Coal was the first fossil fuel to be used by humans. It is also the most abundant, the cheapest, and by far the dirtiest. Coal industry has a long history in Russia. Some of the oldest mines in the FSU are over two centuries old; they are located in Ukraine today, mainly in the Donbass basin (Lugansk and Donetsk Oblasts), which partially extends into Russia's southwestern region of Rostov-on-Don. The old-fashioned underground mines of Ukraine and Russia are among the most dangerous in the world, with annual fatalities averaging a few hundred. These result from methane explosions and mine collapses. Modern open-pit and strip mines are common in Siberia, especially in the huge Kansk-Achinsk basin, which alone contains over 50% of Russia's coal. Over 65% of coal in Russia is produced now in open-pit mines. This method is safer for the miners, but results in much surface damage. In the Kuzbass and Donbass areas, however, mining continues primarily underground; this produces better-quality coal for making steel, but also leads to numerous accidents.

The total proven coal reserves of Russia are second in the world, after those of the United States—about 200 billion metric tonnes, with 114 billion in Kansk-Achinsk, 57 billion in the Kuznetsk basin of central Siberia, and 9 billion in the Pechora basin in the northeastern European part. The United States has about 240 billion metric tonnes in reserves, the largest on the planet. Only Ukraine and Kazakhstan have substantial coal reserves in the FSU besides Russia. Traditionally coal was used in steel making, other metallurgy, the chemical and fertilizer industries, and electricity generation. However, since 1980 natural gas has largely replaced coal as the main fuel in Russia's power stations. In present-day Russia, only 15% of all energy comes from coal, as compared to 23% in the United States. Because of the shift toward natural gas, there has been an improvement in air quality around big industrial centers. The leading producer of coal in the country is the Kuzbass basin (over 160 million metric tonnes [mmt] in 2003). The second largest producer is the Kansk-Achinsk basin (34 mmt), with the Pechora (13 mmt) and Russian Donbass (7 mmt) basins producing most of the balance. As in the United States, Russian coal companies maintain a lower profile than the petroleum producers do. Nevertheless, the largest coal mine in the country, Raspadskaya, had market capitalization of over $2 billion in mid-2007 and was ranked the 63rd largest company in the country. This mine alone can produce over 7.5 mmt of coal per year.

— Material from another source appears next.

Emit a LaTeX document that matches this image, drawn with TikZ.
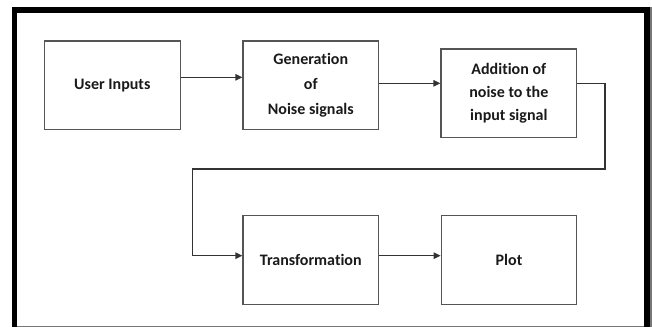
\documentclass[tikz,border=0pt]{standalone}
\usepackage{fontspec}
\setmainfont{Carlito}[Ligatures=NoCommon]
\usetikzlibrary{arrows.meta}
\definecolor{boxgray}{HTML}{555555}
\definecolor{linec}{HTML}{333333}
\definecolor{textc}{HTML}{1A1A1A}
\definecolor{framegray}{HTML}{777777}
\begin{document}
\begin{tikzpicture}[x=1pt,y=-1pt,
  blk/.style={draw=boxgray,line width=1.1pt,minimum width=135.7pt,minimum height=88.6pt,
    inner sep=0pt,align=center,text=textc,font=\bfseries\fontsize{16}{23.3}\selectfont},
  wide/.style={font=\bfseries\fontsize{16}{25}\selectfont},
  arr/.style={draw=linec,line width=1.2pt,-{Triangle[length=7pt,width=6.5pt]}}]
\useasboundingbox (0,0) rectangle (652,327);
\fill[white] (0,0) rectangle (652,327);
% outer frame
\draw[framegray,line width=1.4pt] (11.7,326.3) -- (652,326.3);
\draw[framegray,line width=2pt] (651,7.3) -- (651,327);
\draw[black,line width=5.6pt] (14.5,7.3) -- (14.5,327);
\draw[black,line width=5.4pt] (11.7,10) -- (650,10);
\draw[black,line width=5.7pt] (647.2,7.3) -- (647.2,327);
% blocks
\node[blk] (ui) at (112.3,85.3) {User Inputs};
\node[blk,wide] (gen) at (310.8,85.3) {Generation\\of\\Noise signals};
\node[blk] (add) at (508.8,93.3) {Addition of\\noise to the\\input signal};
\node[blk] (tr) at (310.8,260) {Transformation};
\node[blk] (pl) at (509,260) {Plot};
% connector coordinates
\coordinate (a1) at (0,77.3);
\coordinate (a2) at (0,83.3);
\coordinate (a3) at (0,255.7);
\coordinate (r1) at (605,83.3);
\coordinate (r2) at (605,169);
\coordinate (l1) at (192.3,169);
\coordinate (l2) at (192.3,255.7);
% connectors
\draw[arr] (ui.east |- a1) -- (gen.west |- a1);
\draw[arr] (gen.east |- a2) -- (add.west |- a2);
\draw[arr] (add.east |- a2) -- (r1) -- (r2) -- (l1) -- (l2) -- (tr.west |- a3);
\draw[arr] (tr.east |- a3) -- (pl.west |- a3);
\end{tikzpicture}
\end{document}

Many large coal-fired electric plants are located near the biggest open mines in Siberia (Surgut-2, Berezovo-1, Neryungrinskaya, Kharanorskaya, etc.). These stations each have a power generation capacity of between 4,000 and 6,000 megawatts (MW), comparable to that of the largest hydropower dams in the world. Each produces enough electricity to power a large city of a few million people, and millions of tons of carbon dioxide per year. RAO EES (United Energy Systems of Russia) was the monopoly that ran the country's electric grid until 2008 (now partially privatized and subdivided) and is one of the largest polluters in the world. It was the fifth largest company in Russia in 2008 in terms of market capitalization and is the largest unified electric grid in the world, stretching deep into most of the other FSU republics. It has since been reorganized, with independent energy companies created in different regions. Theoretically, this should lead to increased competition and lower tariffs for the consumers. So far, however, the results have not been very encouraging, with energy prices steadily rising between 10 and 15% per year. Russia produces about 6,000 kilowatt-hours per person per year; this equals the level of Germany or the United Kingdom, but it is quite a bit behind Australia (11,000) or the United States (14,500).

Russia ratified the Kyoto Protocol in 2004, after many years of dragging its feet. Because Russia's cumulative greenhouse emissions in the early 2000s were a lot lower than in 1990, owing to the economic downturn of the late 1990s, the country originally was in a position to gain a lot of money through the sale of carbon offsets to the EU. As of 2009, however, the country's emissions had climbed back almost to the 1990 level, so in the very near future Russia must either lower its emissions (which is highly unlikely) or start paying other countries for permits as mandated by the Kyoto agreement. Heavy reliance on coal and natural gas for energy generation will not help in the short term. However, Russia also has over 30 nuclear stations and is likely to start building more in the future
as a possible solution to the problem of carbon dioxide pollution.